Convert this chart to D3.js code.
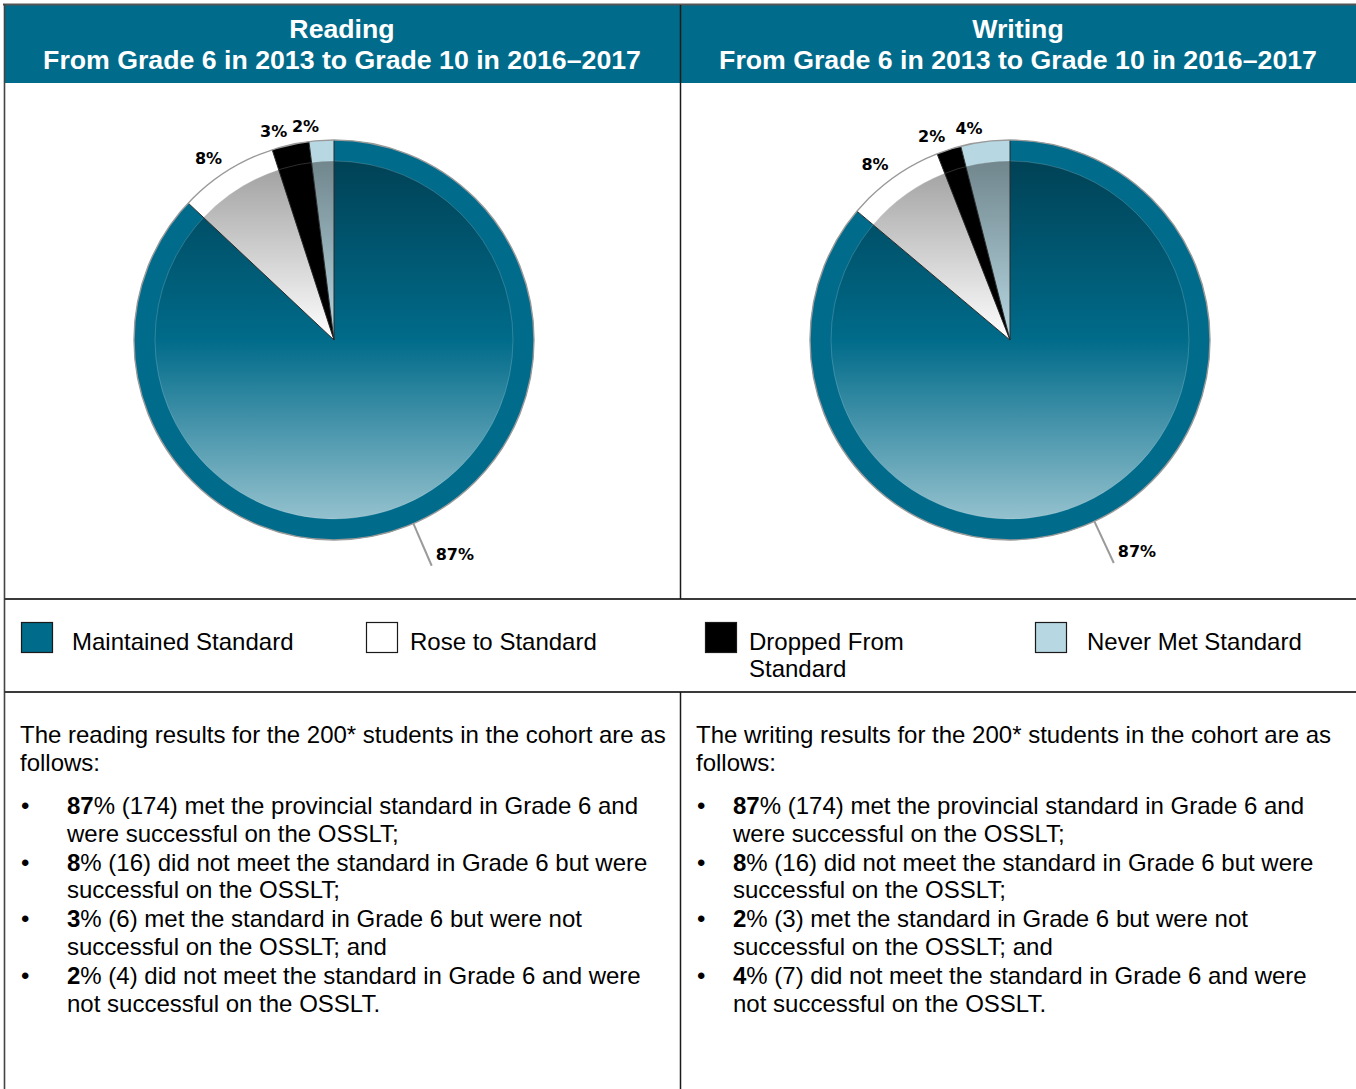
<!DOCTYPE html>
<html>
<head>
<meta charset="utf-8">
<script src="https://cdn.jsdelivr.net/npm/d3@7"></script>
<style>
  html, body { margin: 0; padding: 0; background: #ffffff; }
  svg { display: block; }
</style>
</head>
<body>
<svg id="chart" width="1356" height="1089"></svg>
<script>
// ---------------- DATA ----------------
const categories = ["Maintained Standard", "Rose to Standard", "Dropped From Standard", "Never Met Standard"];
const legendLines = [["Maintained Standard"], ["Rose to Standard"], ["Dropped From", "Standard"], ["Never Met Standard"]];
const categoryColors = ["#006b8a", "#ffffff", "#000000", "#b7d8e3"];

const panelTitles = ["Reading", "Writing"];
const panelSubtitle = "From Grade 6 in 2013 to Grade 10 in 2016\u20132017";

const readingPercents = [87, 8, 3, 2];
const writingPercents = [87, 8, 2, 4];
const readingCounts = [174, 16, 6, 4];
const writingCounts = [174, 16, 3, 7];

const introLines = [
  ["The reading results for the 200* students in the cohort are as", "follows:"],
  ["The writing results for the 200* students in the cohort are as", "follows:"]
];
// item sentences: the first line follows "<pct>% (<count>)"
const itemLinesReading = [
  [" met the provincial standard in Grade 6 and", "were successful on the OSSLT;"],
  [" did not meet the standard in Grade 6 but were", "successful on the OSSLT;"],
  [" met the standard in Grade 6 but were not", "successful on the OSSLT; and"],
  [" did not meet the standard in Grade 6 and were", "not successful on the OSSLT."]
];
const itemLinesWriting = itemLinesReading;

const panels = [
  { title: panelTitles[0], values: readingPercents, counts: readingCounts, intro: introLines[0], items: itemLinesReading, indent: 63 },
  { title: panelTitles[1], values: writingPercents, counts: writingCounts, intro: introLines[1], items: itemLinesWriting, indent: 53 }
];

// ---------------- LAYOUT ----------------
const W = 1356, H = 1089;
const left = 4, colW = 676;
const headerTop = 5, headerBottom = 83;
const pieRowBottom = 599, legendBottom = 692;
const teal = "#006b8a";
const sans = "'Liberation Sans', Arial, sans-serif";
const labelFont = "'DejaVu Sans', Verdana, sans-serif";

const svg = d3.select("#chart");
const defs = svg.append("defs");

// header background
svg.append("rect").attr("x", left).attr("y", headerTop).attr("width", W - left).attr("height", headerBottom - headerTop).attr("fill", teal);

// header text
panels.forEach((p, i) => {
  const cx = left + colW * i + colW / 2;
  const t = svg.append("text").attr("text-anchor", "middle").attr("fill", "#fff")
    .attr("font-family", sans).attr("font-weight", "bold").attr("font-size", 26.7);
  t.append("tspan").attr("x", cx).attr("y", 37.5).text(p.title);
  t.append("tspan").attr("x", cx).attr("y", 68.5).text(panelSubtitle);
});

// ---------------- PIES ----------------
const R = 200, Rin = 179;
const pie = d3.pie().sort(null).value(d => d.v);
const arcOuter = d3.arc().innerRadius(0).outerRadius(R);
const arcInner = d3.arc().innerRadius(0).outerRadius(Rin);

panels.forEach((p, pi) => {
  const cx = left + colW * pi + 330, cy = 340;
  const data = p.values.map((v, k) => ({ v, k, color: categoryColors[k] }));
  const arcs = pie(data);
  const g = svg.append("g").attr("transform", `translate(${cx},${cy})`);

  // gradients per category
  data.forEach(d => {
    const id = `grad-${pi}-${d.k}`;
    const lg = defs.append("linearGradient").attr("id", id)
      .attr("gradientUnits", "userSpaceOnUse")
      .attr("x1", 0).attr("y1", -Rin).attr("x2", 0).attr("y2", Rin);
    lg.append("stop").attr("offset", 0).attr("stop-color", d3.interpolateRgb(d.color, "#000")(0.38));
    lg.append("stop").attr("offset", 0.5).attr("stop-color", d.color);
    lg.append("stop").attr("offset", 1).attr("stop-color", d3.interpolateRgb(d.color, "#fff")(0.58));
    d.grad = id;
  });

  // outer ring (base colours)
  g.selectAll("path.ring").data(arcs).join("path").attr("class", "ring")
    .attr("d", arcOuter).attr("fill", d => d.data.color);
  // inner gradient wedges
  g.selectAll("path.inner").data(arcs).join("path").attr("class", "inner")
    .attr("d", arcInner).attr("fill", d => `url(#${d.data.grad})`);
  // subtle inner edge
  g.append("circle").attr("r", Rin).attr("fill", "none").attr("stroke", "rgba(255,255,255,0.18)").attr("stroke-width", 1);
  // radial boundaries
  g.selectAll("line.sep").data(arcs).join("line").attr("class", "sep")
    .attr("x1", 0).attr("y1", 0)
    .attr("x2", d => R * Math.sin(d.startAngle)).attr("y2", d => -R * Math.cos(d.startAngle))
    .attr("stroke", "#2a2a2a").attr("stroke-width", 1);
  // outer edge
  g.append("circle").attr("r", R).attr("fill", "none").attr("stroke", "#9a9a9a").attr("stroke-width", 1.4);

  // labels
  const maxV = d3.max(p.values);
  arcs.forEach(a => {
    const mid = (a.startAngle + a.endAngle) / 2;
    const s = Math.sin(mid), c = Math.cos(mid);
    const label = a.data.v + "%";
    if (a.data.v === maxV) {
      const r2 = 246;
      const x1 = R * s, y1 = -R * c, x2 = r2 * s, y2 = -r2 * c;
      g.append("line").attr("x1", x1).attr("y1", y1).attr("x2", x2).attr("y2", y2)
        .attr("stroke", "#9a9a9a").attr("stroke-width", 2);
      g.append("text").attr("x", x2 + 4).attr("y", y2 - 6)
        .attr("font-family", labelFont).attr("font-weight", "bold").attr("font-size", 16)
        .attr("fill", "#000").text(label);
    } else {
      const r1 = 205;
      const px = r1 * s, py = -r1 * c;
      g.append("text")
        .attr("x", s < 0 ? px - 2 : px + 2)
        .attr("y", c > 0 ? py - 3 : py + 15)
        .attr("text-anchor", s < 0 ? "end" : "start")
        .attr("font-family", labelFont).attr("font-weight", "bold").attr("font-size", 16)
        .attr("fill", "#000").text(label);
    }
  });
});

// ---------------- LEGEND ----------------
const legendX = [21, 366, 705, 1035];
const legendTextX = [72, 410, 749, 1087];
categories.forEach((c, k) => {
  svg.append("rect").attr("x", legendX[k] + 0.5).attr("y", 622.5).attr("width", 31).attr("height", 30)
    .attr("fill", categoryColors[k]).attr("stroke", "#1a1a1a").attr("stroke-width", 1.2);
  const t = svg.append("text").attr("font-family", sans).attr("font-size", 24).attr("fill", "#000");
  legendLines[k].forEach((ln, j) => {
    t.append("tspan").attr("x", legendTextX[k]).attr("y", 650 + j * 27).text(ln);
  });
});

// ---------------- TEXT BLOCKS ----------------
panels.forEach((p, pi) => {
  const x0 = left + colW * pi;
  const t = svg.append("text").attr("font-family", sans).attr("font-size", 24).attr("fill", "#000");
  p.intro.forEach((ln, j) => t.append("tspan").attr("x", x0 + 16).attr("y", 743 + j * 27.5).text(ln));
  p.items.forEach((lines, i) => {
    const y = 814 + i * 56.7;
    svg.append("text").attr("x", x0 + 17).attr("y", y).attr("font-family", sans).attr("font-size", 24).text("\u2022");
    const tt = svg.append("text").attr("font-family", sans).attr("font-size", 24).attr("fill", "#000");
    const l1 = tt.append("tspan").attr("x", x0 + p.indent).attr("y", y);
    l1.append("tspan").attr("font-weight", "bold").text(p.values[i]);
    l1.append("tspan").text(`% (${p.counts[i]})` + lines[0]);
    tt.append("tspan").attr("x", x0 + p.indent).attr("y", y + 27.5).text(lines[1]);
  });
});

// ---------------- TABLE LINES ----------------
svg.append("line").attr("x1", left - 1).attr("x2", W).attr("y1", 4.5).attr("y2", 4.5).attr("stroke", "#555").attr("stroke-width", 2);
svg.append("line").attr("x1", 4.5).attr("x2", 4.5).attr("y1", 4).attr("y2", H).attr("stroke", "#444").attr("stroke-width", 1.6);
[pieRowBottom, legendBottom].forEach(y => {
  svg.append("line").attr("x1", 4).attr("x2", W).attr("y1", y).attr("y2", y).attr("stroke", "#3a3a3a").attr("stroke-width", 2);
});
[[headerTop, pieRowBottom], [legendBottom, H]].forEach(([y1, y2]) => {
  svg.append("line").attr("x1", left + colW + 0.5).attr("x2", left + colW + 0.5).attr("y1", y1).attr("y2", y2)
    .attr("stroke", "#1a1a1a").attr("stroke-width", 1.5);
});
</script>
</body>
</html>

= = =

WHAT THIS TASK INVOLVES >>
Return, unchanged, the lines from the first line of the material through the line that holds "const itemLinesWriting = itemLinesReading;", inclusive, omitting pictures.

SOLUTION >>
Convert this chart to D3.js code.
<!DOCTYPE html>
<html>
<head>
<meta charset="utf-8">
<script src="https://cdn.jsdelivr.net/npm/d3@7"></script>
<style>
  html, body { margin: 0; padding: 0; background: #ffffff; }
  svg { display: block; }
</style>
</head>
<body>
<svg id="chart" width="1356" height="1089"></svg>
<script>
// ---------------- DATA ----------------
const categories = ["Maintained Standard", "Rose to Standard", "Dropped From Standard", "Never Met Standard"];
const legendLines = [["Maintained Standard"], ["Rose to Standard"], ["Dropped From", "Standard"], ["Never Met Standard"]];
const categoryColors = ["#006b8a", "#ffffff", "#000000", "#b7d8e3"];

const panelTitles = ["Reading", "Writing"];
const panelSubtitle = "From Grade 6 in 2013 to Grade 10 in 2016\u20132017";

const readingPercents = [87, 8, 3, 2];
const writingPercents = [87, 8, 2, 4];
const readingCounts = [174, 16, 6, 4];
const writingCounts = [174, 16, 3, 7];

const introLines = [
  ["The reading results for the 200* students in the cohort are as", "follows:"],
  ["The writing results for the 200* students in the cohort are as", "follows:"]
];
// item sentences: the first line follows "<pct>% (<count>)"
const itemLinesReading = [
  [" met the provincial standard in Grade 6 and", "were successful on the OSSLT;"],
  [" did not meet the standard in Grade 6 but were", "successful on the OSSLT;"],
  [" met the standard in Grade 6 but were not", "successful on the OSSLT; and"],
  [" did not meet the standard in Grade 6 and were", "not successful on the OSSLT."]
];
const itemLinesWriting = itemLinesReading;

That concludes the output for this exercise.